When five of their seven-man team turned back mid-attempt due to fatigue, almost zero-visibility and the violent wind of the Tibetan Himalayas early on November 5, two students from China University of Geosciences (CUG) in Wuhan, Hubei Province were left alone to brave the white and carry on their expedition to summit Ruoni Peak 2, which until then had remained without a summit on record.

Native Tibetans Deqingouzhu, a 22-year-old management sophomore, and Cirendanta (Danta), 22, majoring in journalism, made the first officially recorded 6,805 meters high trek to the peak during an international mountaineering expedition jointly sponsored by CUG and Kobe University, Japan, celebrating 20 years of exchange and cooperation between the schools.

The Ruoni Peaks are located in the region bordering Yunnan, Sichuan and Tibet, in which there are about 20 peaks all with an average height of 6,000 meters above sea level. Ruoni Peak 2 is the second highest in the cluster.

Deqingouzhu sat down for an interview with the Global Times Wednesday to recount the trials and triumph of his record-setting trek in Tibet.

Q: What got you into climbing?

I come from Shigatse, Tibet, which is on the road to Mount Qomolangma (aka Mt Everest). So I was around lots of climbers passing through from an early age. I think that's what really got me interested in mountaineering.
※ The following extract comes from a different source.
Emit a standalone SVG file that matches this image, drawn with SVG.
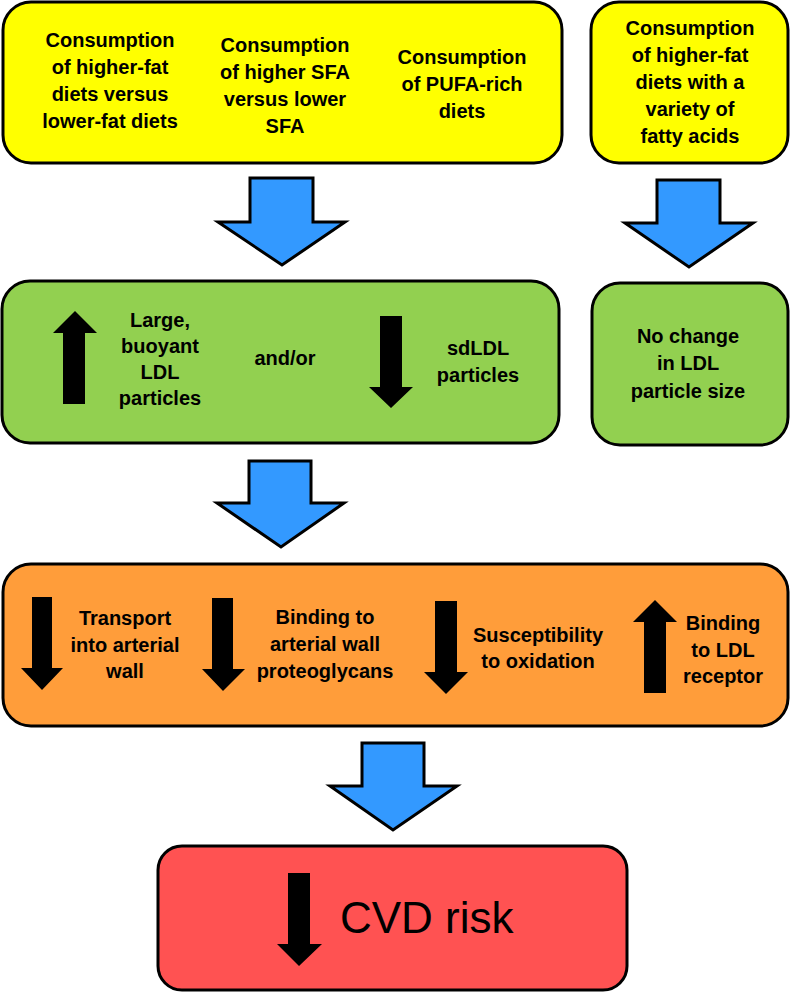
<svg xmlns="http://www.w3.org/2000/svg" width="790" height="993" viewBox="0 0 790 993">
<style>
.box{stroke:#000;stroke-width:3}
.y{fill:#FFFF00}.g{fill:#92D050}.o{fill:#FF9D3A}.r{fill:#FF5252}
.blue{fill:#3399FF;stroke:#000;stroke-width:3;stroke-linejoin:miter}
.blk{fill:#000}
text{font-family:"Liberation Sans",Arial,sans-serif;font-weight:bold;font-size:20px;fill:#000;text-anchor:middle}
.big{font-weight:normal;font-size:44px;text-anchor:start}
</style>
<rect width="790" height="993" fill="#fff"/>
<g id="n_yellow1">
<rect class="box y" x="3" y="2" width="559" height="161" rx="28"/>
<text x="110" y="47">Consumption</text>
<text x="110" y="74">of higher-fat</text>
<text x="110" y="101">diets versus</text>
<text x="110" y="128">lower-fat diets</text>
<text x="285" y="52">Consumption</text>
<text x="285" y="79">of higher SFA</text>
<text x="285" y="106">versus lower</text>
<text x="285" y="133">SFA</text>
<text x="462" y="64">Consumption</text>
<text x="462" y="91">of PUFA-rich</text>
<text x="462" y="118">diets</text>
</g>
<g id="n_yellow2">
<rect class="box y" x="591" y="2" width="197" height="161" rx="28"/>
<text x="690" y="35">Consumption</text>
<text x="690" y="62">of higher-fat</text>
<text x="690" y="89">diets with a</text>
<text x="690" y="116">variety of</text>
<text x="690" y="143">fatty acids</text>
</g>
<g id="n_green1">
<rect class="box g" x="2" y="281" width="557" height="162" rx="28"/>
<polygon class="blk" points="63,404 85,404 85,333 97,333 75,311 53,333 63,333"/>
<text x="160" y="327">Large,</text>
<text x="160" y="353">buoyant</text>
<text x="160" y="379">LDL</text>
<text x="160" y="405">particles</text>
<text x="285" y="365">and/or</text>
<polygon class="blk" points="380,316 402,316 402,387 413,387 391,408 369,387 380,387"/>
<text x="478" y="355">sdLDL</text>
<text x="478" y="382">particles</text>
</g>
<g id="n_green2">
<rect class="box g" x="592" y="283" width="196" height="162" rx="28"/>
<text x="688" y="343">No change</text>
<text x="688" y="370">in LDL</text>
<text x="688" y="398">particle size</text>
</g>
<g id="n_orange">
<rect class="box o" x="3" y="564" width="785" height="162" rx="28"/>
<polygon class="blk" points="32,597 52,597 52,668 63,668 42,690 21,668 32,668"/>
<text x="125" y="625">Transport</text>
<text x="125" y="652">into arterial</text>
<text x="125" y="678">wall</text>
<polygon class="blk" points="212,598 233,598 233,669 245,669 223,691 202,669 212,669"/>
<text x="325" y="624">Binding to</text>
<text x="325" y="651">arterial wall</text>
<text x="325" y="678">proteoglycans</text>
<polygon class="blk" points="435,601 457,601 457,672 468,672 446,694 424,672 435,672"/>
<text x="538" y="642">Susceptibility</text>
<text x="538" y="668">to oxidation</text>
<polygon class="blk" points="644,693 666,693 666,622 677,622 655,600 633,622 644,622"/>
<text x="723" y="630">Binding</text>
<text x="723" y="657">to LDL</text>
<text x="723" y="683">receptor</text>
</g>
<g id="n_red">
<rect class="box r" x="158" y="846" width="469" height="144" rx="24"/>
<polygon class="blk" points="288,873 310,873 310,944 322,944 299,966 277,944 288,944"/>
<text class="big" x="340" y="933">CVD risk</text>
</g>
<g id="connectors">
<polygon class="blue" points="250,178 313,178 313,222 345,222 282,265 218,222 250,222"/>
<polygon class="blue" points="657,180 720,180 720,223 753,223 689,267 625,223 657,223"/>
<polygon class="blue" points="249,461 311,461 311,503 344,503 281,547 217,503 249,503"/>
<polygon class="blue" points="362,743 424,743 424,786 457,786 393,830 330,786 362,786"/>
</g>
</svg>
Q: Why and how were both of you selected for this expedition?

Danta and I attended Tibet Mountaineering High School in Lhasa where we received four years of professional training, including climbing skills, astronomy, geography and English. In 2008, it was our mountaineering background that got us into CUG.

Q: What made you choose Ruoni Peak 2?

No one had reached the top of this peak and we wanted to be the first. Kobe University attempted a summit in 2003, but had to turn back after 5600 meters due to bad weather.

In 2007, the two universities did a joint survey of the mountain and determined we could attempt a summit. We were going to try the following year, but due to administrative decisions made at our school, it was postponed until this time around.